A thin rod has a length of 0.25 m and rotates in a circle on a frictionless tabletop. The axis is perpendicular to the length of the rod at one of its ends. The rod has an angular velocity of `0.32 "rad"//s` and a moment of inertia of `1.1 xx 10^(-3) kg.m^(2)`. A bug standing on the axis decides to crawl out to the other end of the rod. When the bug `("mass" = 4.2 xx 10^(-3) kg)` gets where it is going, what is the angular velocity of the rod?

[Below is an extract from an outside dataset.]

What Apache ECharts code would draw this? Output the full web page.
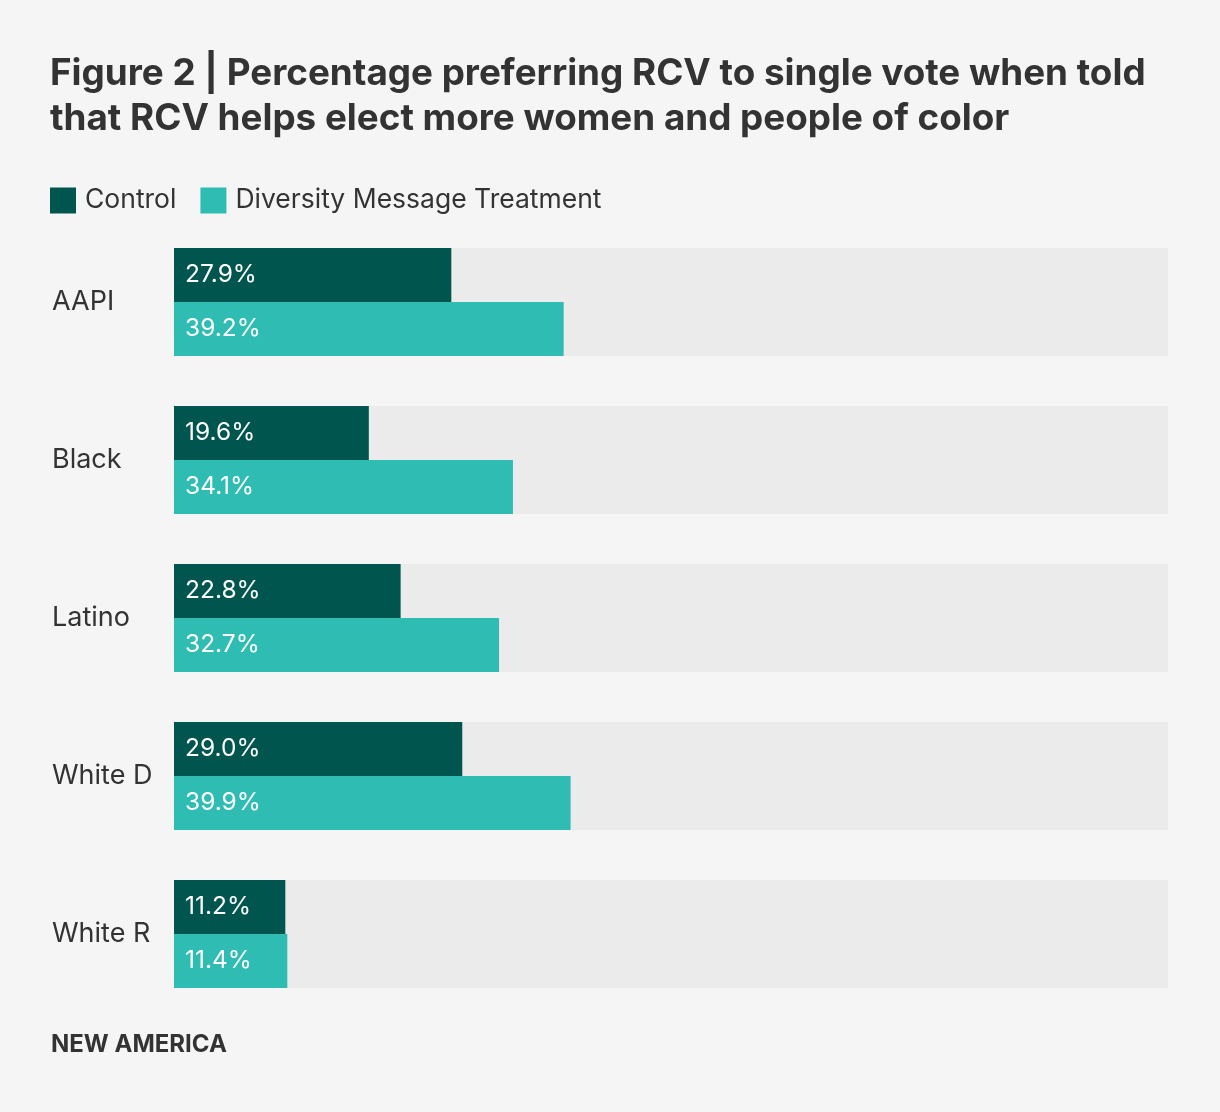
<!DOCTYPE html>
<html>
<head>
<meta charset="utf-8">
<script src="https://cdn.jsdelivr.net/npm/echarts@6/dist/echarts.min.js"></script>
<style>
html,body{margin:0;padding:0;background:#f5f5f5;}
#chart{width:1220px;height:1112px;}
</style>
</head>
<body>
<div id="chart"></div>
<script>
const categories = ['AAPI', 'Black', 'Latino', 'White D', 'White R'];
const controlValues = [27.9, 19.6, 22.8, 29.0, 11.2];
const treatmentValues = [39.2, 34.1, 32.7, 39.9, 11.4];
const seriesNames = ['Control', 'Diversity Message Treatment'];

const FONT = 'Inter, "Noto Sans", sans-serif';
const chart = echarts.init(document.getElementById('chart'));
const labelStyle = {
  show: true,
  position: 'insideLeft',
  distance: 11,
  color: '#ffffff',
  fontSize: 24.5,
  fontFamily: FONT,
  formatter: p => p.value.toFixed(1) + '%'
};
chart.setOption({
  backgroundColor: '#f5f5f5',
  title: {
    text: 'Figure 2 | Percentage preferring RCV to single vote when told\nthat RCV helps elect more women and people of color',
    left: 50,
    top: 51,
    padding: 0,
    textStyle: {
      fontFamily: FONT,
      fontWeight: 'bold',
      fontSize: 36.8,
      lineHeight: 45,
      color: '#333333'
    }
  },
  legend: {
    left: 50,
    top: 187,
    padding: 0,
    icon: 'rect',
    itemWidth: 26,
    itemHeight: 26,
    itemGap: 24,
    textStyle: { fontFamily: FONT, fontSize: 26.5, color: '#333333', padding: [0, 0, 0, 4] },
    data: seriesNames
  },
  grid: { left: 174, right: 52, top: 223, bottom: 99, containLabel: false, outerBoundsMode: 'none' },
  xAxis: {
    type: 'value', min: 0, max: 100, show: false
  },
  yAxis: {
    type: 'category',
    data: categories,
    inverse: true,
    axisLine: { show: false },
    axisTick: { show: false },
    splitLine: { show: false },
    axisLabel: {
      align: 'left',
      margin: 122,
      fontFamily: FONT,
      fontSize: 27,
      color: '#333333'
    }
  },
  series: [
    {
      name: seriesNames[0],
      type: 'bar',
      data: controlValues,
      barGap: '0%',
      barCategoryGap: '31.65%',
      itemStyle: { color: '#00564f' },
      showBackground: true,
      backgroundStyle: { color: '#ebebeb' },
      label: labelStyle
    },
    {
      name: seriesNames[1],
      type: 'bar',
      data: treatmentValues,
      barGap: '0%',
      barCategoryGap: '31.65%',
      itemStyle: { color: '#2fbdb3' },
      showBackground: true,
      backgroundStyle: { color: '#ebebeb' },
      label: labelStyle
    }
  ],
  graphic: [{
    type: 'text',
    left: 51,
    top: 1033,
    style: {
      text: 'NEW AMERICA',
      fontFamily: FONT,
      fontWeight: 'bold',
      fontSize: 24,
      fill: '#333333'
    }
  }]
});
</script>
</body>
</html>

To solve the problem, we will use the principle of conservation of angular momentum. The angular momentum of the system (rod + bug) before the bug crawls to the end of the rod must equal the angular momentum after the bug reaches the end. ### Step-by-Step Solution: 1. **Identify Initial Conditions:** - Length of the rod, \( L = 0.25 \, \text{m} \) - Initial angular velocity of the rod, \( \omega_1 = 0.32 \, \text{rad/s} \) - Moment of inertia of the rod, \( I_{\text{rod}} = 1.1 \times 10^{-3} \, \text{kg m}^2 \) - Mass of the bug, \( m_{\text{bug}} = 4.2 \times 10^{-3} \, \text{kg} \) 2. **Calculate Initial Angular Momentum:** The initial angular momentum \( L_1 \) of the system is given by: \[ L_1 = I_{\text{rod}} \cdot \omega_1 \] Substitute the values: \[ L_1 = (1.1 \times 10^{-3} \, \text{kg m}^2) \cdot (0.32 \, \text{rad/s}) = 3.52 \times 10^{-4} \, \text{kg m}^2/\text{s} \] 3. **Calculate the Moment of Inertia After the Bug Crawls:** When the bug crawls to the end of the rod, its distance from the axis of rotation is equal to the length of the rod \( L \). The moment of inertia of the bug when it is at the end of the rod is given by: \[ I_{\text{bug}} = m_{\text{bug}} \cdot L^2 \] Substitute the values: \[ I_{\text{bug}} = (4.2 \times 10^{-3} \, \text{kg}) \cdot (0.25 \, \text{m})^2 = 4.2 \times 10^{-3} \cdot 0.0625 = 2.625 \times 10^{-4} \, \text{kg m}^2 \] The total moment of inertia after the bug reaches the end is: \[ I_{\text{total}} = I_{\text{rod}} + I_{\text{bug}} = 1.1 \times 10^{-3} + 2.625 \times 10^{-4} = 1.3625 \times 10^{-3} \, \text{kg m}^2 \] 4. **Apply Conservation of Angular Momentum:** According to the conservation of angular momentum: \[ L_1 = L_2 \] Where \( L_2 = I_{\text{total}} \cdot \omega_2 \) (the angular momentum after the bug crawls). Thus: \[ 3.52 \times 10^{-4} = (1.3625 \times 10^{-3}) \cdot \omega_2 \] 5. **Solve for Final Angular Velocity \( \omega_2 \):** Rearranging the equation gives: \[ \omega_2 = \frac{3.52 \times 10^{-4}}{1.3625 \times 10^{-3}} \approx 0.258 \, \text{rad/s} \] ### Final Answer: The angular velocity of the rod after the bug reaches the end is approximately \( \omega_2 \approx 0.258 \, \text{rad/s} \).